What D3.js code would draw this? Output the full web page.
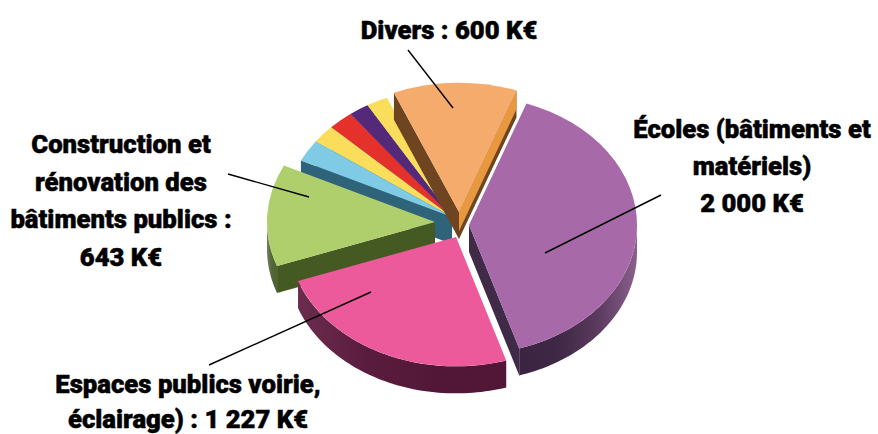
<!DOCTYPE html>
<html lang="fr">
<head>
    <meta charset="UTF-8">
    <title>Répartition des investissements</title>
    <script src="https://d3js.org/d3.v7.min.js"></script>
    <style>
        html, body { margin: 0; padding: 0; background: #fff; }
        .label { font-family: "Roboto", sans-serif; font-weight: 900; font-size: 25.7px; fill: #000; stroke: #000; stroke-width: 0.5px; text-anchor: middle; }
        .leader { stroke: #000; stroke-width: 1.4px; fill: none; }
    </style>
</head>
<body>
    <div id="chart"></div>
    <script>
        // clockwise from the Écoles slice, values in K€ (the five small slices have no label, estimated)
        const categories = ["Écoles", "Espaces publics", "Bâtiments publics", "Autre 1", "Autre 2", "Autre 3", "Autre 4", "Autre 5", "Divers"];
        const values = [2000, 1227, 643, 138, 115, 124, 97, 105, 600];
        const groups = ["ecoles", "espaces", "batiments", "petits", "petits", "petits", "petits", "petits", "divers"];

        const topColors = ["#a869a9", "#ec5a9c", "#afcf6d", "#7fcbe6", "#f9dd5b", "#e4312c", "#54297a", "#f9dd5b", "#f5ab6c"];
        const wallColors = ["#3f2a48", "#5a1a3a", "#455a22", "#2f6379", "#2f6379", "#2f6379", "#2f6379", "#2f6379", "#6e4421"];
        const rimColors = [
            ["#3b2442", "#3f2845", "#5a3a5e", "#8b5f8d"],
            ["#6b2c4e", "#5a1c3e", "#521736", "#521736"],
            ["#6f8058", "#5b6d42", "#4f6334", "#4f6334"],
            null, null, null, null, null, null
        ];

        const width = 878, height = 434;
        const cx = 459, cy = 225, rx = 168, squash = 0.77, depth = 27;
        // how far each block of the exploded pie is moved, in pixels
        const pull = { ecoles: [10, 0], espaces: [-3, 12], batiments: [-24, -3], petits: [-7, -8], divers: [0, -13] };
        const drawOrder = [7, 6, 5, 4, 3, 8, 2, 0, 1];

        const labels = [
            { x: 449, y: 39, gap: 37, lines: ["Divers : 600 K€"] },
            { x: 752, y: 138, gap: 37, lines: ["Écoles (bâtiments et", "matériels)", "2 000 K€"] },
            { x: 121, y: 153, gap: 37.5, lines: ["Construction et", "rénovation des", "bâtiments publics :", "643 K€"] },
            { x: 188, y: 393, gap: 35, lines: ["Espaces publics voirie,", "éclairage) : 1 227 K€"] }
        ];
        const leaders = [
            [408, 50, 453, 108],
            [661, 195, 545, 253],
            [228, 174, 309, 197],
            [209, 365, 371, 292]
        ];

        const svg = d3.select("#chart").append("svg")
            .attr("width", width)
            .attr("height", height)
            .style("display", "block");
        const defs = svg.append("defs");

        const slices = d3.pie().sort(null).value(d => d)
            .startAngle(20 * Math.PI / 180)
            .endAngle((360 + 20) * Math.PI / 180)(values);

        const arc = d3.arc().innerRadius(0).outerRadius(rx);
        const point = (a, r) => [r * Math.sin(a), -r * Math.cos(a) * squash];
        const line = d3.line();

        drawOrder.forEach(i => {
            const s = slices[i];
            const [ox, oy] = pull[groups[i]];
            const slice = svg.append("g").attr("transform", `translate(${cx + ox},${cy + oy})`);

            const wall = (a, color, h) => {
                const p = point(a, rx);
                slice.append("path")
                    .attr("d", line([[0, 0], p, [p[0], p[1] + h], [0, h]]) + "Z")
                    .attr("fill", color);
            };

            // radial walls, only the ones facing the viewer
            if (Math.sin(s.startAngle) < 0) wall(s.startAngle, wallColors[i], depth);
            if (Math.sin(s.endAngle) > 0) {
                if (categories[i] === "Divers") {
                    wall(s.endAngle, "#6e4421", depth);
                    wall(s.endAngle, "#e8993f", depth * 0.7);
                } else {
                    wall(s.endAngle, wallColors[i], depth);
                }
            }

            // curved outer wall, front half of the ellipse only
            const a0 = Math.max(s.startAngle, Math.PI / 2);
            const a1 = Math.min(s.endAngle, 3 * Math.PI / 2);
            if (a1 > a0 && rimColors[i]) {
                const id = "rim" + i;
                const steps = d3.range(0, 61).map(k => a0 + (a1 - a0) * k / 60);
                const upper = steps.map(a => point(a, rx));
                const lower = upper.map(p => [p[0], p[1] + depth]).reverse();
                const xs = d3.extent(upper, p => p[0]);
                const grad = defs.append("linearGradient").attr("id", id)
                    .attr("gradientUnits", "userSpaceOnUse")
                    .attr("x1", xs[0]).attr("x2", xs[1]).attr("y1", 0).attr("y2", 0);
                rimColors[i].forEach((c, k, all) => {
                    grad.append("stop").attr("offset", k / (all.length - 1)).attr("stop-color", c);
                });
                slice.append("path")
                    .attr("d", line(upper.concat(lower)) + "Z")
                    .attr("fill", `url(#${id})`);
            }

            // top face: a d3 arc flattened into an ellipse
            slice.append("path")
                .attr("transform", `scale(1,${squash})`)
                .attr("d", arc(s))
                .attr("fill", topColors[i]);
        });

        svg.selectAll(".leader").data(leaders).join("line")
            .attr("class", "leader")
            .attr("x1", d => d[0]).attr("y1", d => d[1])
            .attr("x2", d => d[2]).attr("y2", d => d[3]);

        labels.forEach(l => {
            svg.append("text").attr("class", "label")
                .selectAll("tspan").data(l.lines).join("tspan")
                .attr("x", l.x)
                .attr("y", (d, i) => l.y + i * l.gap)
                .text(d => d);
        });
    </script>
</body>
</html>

PROBLEM DETAILS — Output all of the data exactly as it stands, minus any images.

SOLUTION TO THIS TASK —
What D3.js code would draw this? Output the full web page.
<!DOCTYPE html>
<html lang="fr">
<head>
    <meta charset="UTF-8">
    <title>Répartition des investissements</title>
    <script src="https://d3js.org/d3.v7.min.js"></script>
    <style>
        html, body { margin: 0; padding: 0; background: #fff; }
        .label { font-family: "Roboto", sans-serif; font-weight: 900; font-size: 25.7px; fill: #000; stroke: #000; stroke-width: 0.5px; text-anchor: middle; }
        .leader { stroke: #000; stroke-width: 1.4px; fill: none; }
    </style>
</head>
<body>
    <div id="chart"></div>
    <script>
        // clockwise from the Écoles slice, values in K€ (the five small slices have no label, estimated)
        const categories = ["Écoles", "Espaces publics", "Bâtiments publics", "Autre 1", "Autre 2", "Autre 3", "Autre 4", "Autre 5", "Divers"];
        const values = [2000, 1227, 643, 138, 115, 124, 97, 105, 600];
        const groups = ["ecoles", "espaces", "batiments", "petits", "petits", "petits", "petits", "petits", "divers"];

        const topColors = ["#a869a9", "#ec5a9c", "#afcf6d", "#7fcbe6", "#f9dd5b", "#e4312c", "#54297a", "#f9dd5b", "#f5ab6c"];
        const wallColors = ["#3f2a48", "#5a1a3a", "#455a22", "#2f6379", "#2f6379", "#2f6379", "#2f6379", "#2f6379", "#6e4421"];
        const rimColors = [
            ["#3b2442", "#3f2845", "#5a3a5e", "#8b5f8d"],
            ["#6b2c4e", "#5a1c3e", "#521736", "#521736"],
            ["#6f8058", "#5b6d42", "#4f6334", "#4f6334"],
            null, null, null, null, null, null
        ];

        const width = 878, height = 434;
        const cx = 459, cy = 225, rx = 168, squash = 0.77, depth = 27;
        // how far each block of the exploded pie is moved, in pixels
        const pull = { ecoles: [10, 0], espaces: [-3, 12], batiments: [-24, -3], petits: [-7, -8], divers: [0, -13] };
        const drawOrder = [7, 6, 5, 4, 3, 8, 2, 0, 1];

        const labels = [
            { x: 449, y: 39, gap: 37, lines: ["Divers : 600 K€"] },
            { x: 752, y: 138, gap: 37, lines: ["Écoles (bâtiments et", "matériels)", "2 000 K€"] },
            { x: 121, y: 153, gap: 37.5, lines: ["Construction et", "rénovation des", "bâtiments publics :", "643 K€"] },
            { x: 188, y: 393, gap: 35, lines: ["Espaces publics voirie,", "éclairage) : 1 227 K€"] }
        ];
        const leaders = [
            [408, 50, 453, 108],
            [661, 195, 545, 253],
            [228, 174, 309, 197],
            [209, 365, 371, 292]
        ];

        const svg = d3.select("#chart").append("svg")
            .attr("width", width)
            .attr("height", height)
            .style("display", "block");
        const defs = svg.append("defs");

        const slices = d3.pie().sort(null).value(d => d)
            .startAngle(20 * Math.PI / 180)
            .endAngle((360 + 20) * Math.PI / 180)(values);

        const arc = d3.arc().innerRadius(0).outerRadius(rx);
        const point = (a, r) => [r * Math.sin(a), -r * Math.cos(a) * squash];
        const line = d3.line();

        drawOrder.forEach(i => {
            const s = slices[i];
            const [ox, oy] = pull[groups[i]];
            const slice = svg.append("g").attr("transform", `translate(${cx + ox},${cy + oy})`);

            const wall = (a, color, h) => {
                const p = point(a, rx);
                slice.append("path")
                    .attr("d", line([[0, 0], p, [p[0], p[1] + h], [0, h]]) + "Z")
                    .attr("fill", color);
            };

            // radial walls, only the ones facing the viewer
            if (Math.sin(s.startAngle) < 0) wall(s.startAngle, wallColors[i], depth);
            if (Math.sin(s.endAngle) > 0) {
                if (categories[i] === "Divers") {
                    wall(s.endAngle, "#6e4421", depth);
                    wall(s.endAngle, "#e8993f", depth * 0.7);
                } else {
                    wall(s.endAngle, wallColors[i], depth);
                }
            }

            // curved outer wall, front half of the ellipse only
            const a0 = Math.max(s.startAngle, Math.PI / 2);
            const a1 = Math.min(s.endAngle, 3 * Math.PI / 2);
            if (a1 > a0 && rimColors[i]) {
                const id = "rim" + i;
                const steps = d3.range(0, 61).map(k => a0 + (a1 - a0) * k / 60);
                const upper = steps.map(a => point(a, rx));
                const lower = upper.map(p => [p[0], p[1] + depth]).reverse();
                const xs = d3.extent(upper, p => p[0]);
                const grad = defs.append("linearGradient").attr("id", id)
                    .attr("gradientUnits", "userSpaceOnUse")
                    .attr("x1", xs[0]).attr("x2", xs[1]).attr("y1", 0).attr("y2", 0);
                rimColors[i].forEach((c, k, all) => {
                    grad.append("stop").attr("offset", k / (all.length - 1)).attr("stop-color", c);
                });
                slice.append("path")
                    .attr("d", line(upper.concat(lower)) + "Z")
                    .attr("fill", `url(#${id})`);
            }

            // top face: a d3 arc flattened into an ellipse
            slice.append("path")
                .attr("transform", `scale(1,${squash})`)
                .attr("d", arc(s))
                .attr("fill", topColors[i]);
        });

        svg.selectAll(".leader").data(leaders).join("line")
            .attr("class", "leader")
            .attr("x1", d => d[0]).attr("y1", d => d[1])
            .attr("x2", d => d[2]).attr("y2", d => d[3]);

        labels.forEach(l => {
            svg.append("text").attr("class", "label")
                .selectAll("tspan").data(l.lines).join("tspan")
                .attr("x", l.x)
                .attr("y", (d, i) => l.y + i * l.gap)
                .text(d => d);
        });
    </script>
</body>
</html>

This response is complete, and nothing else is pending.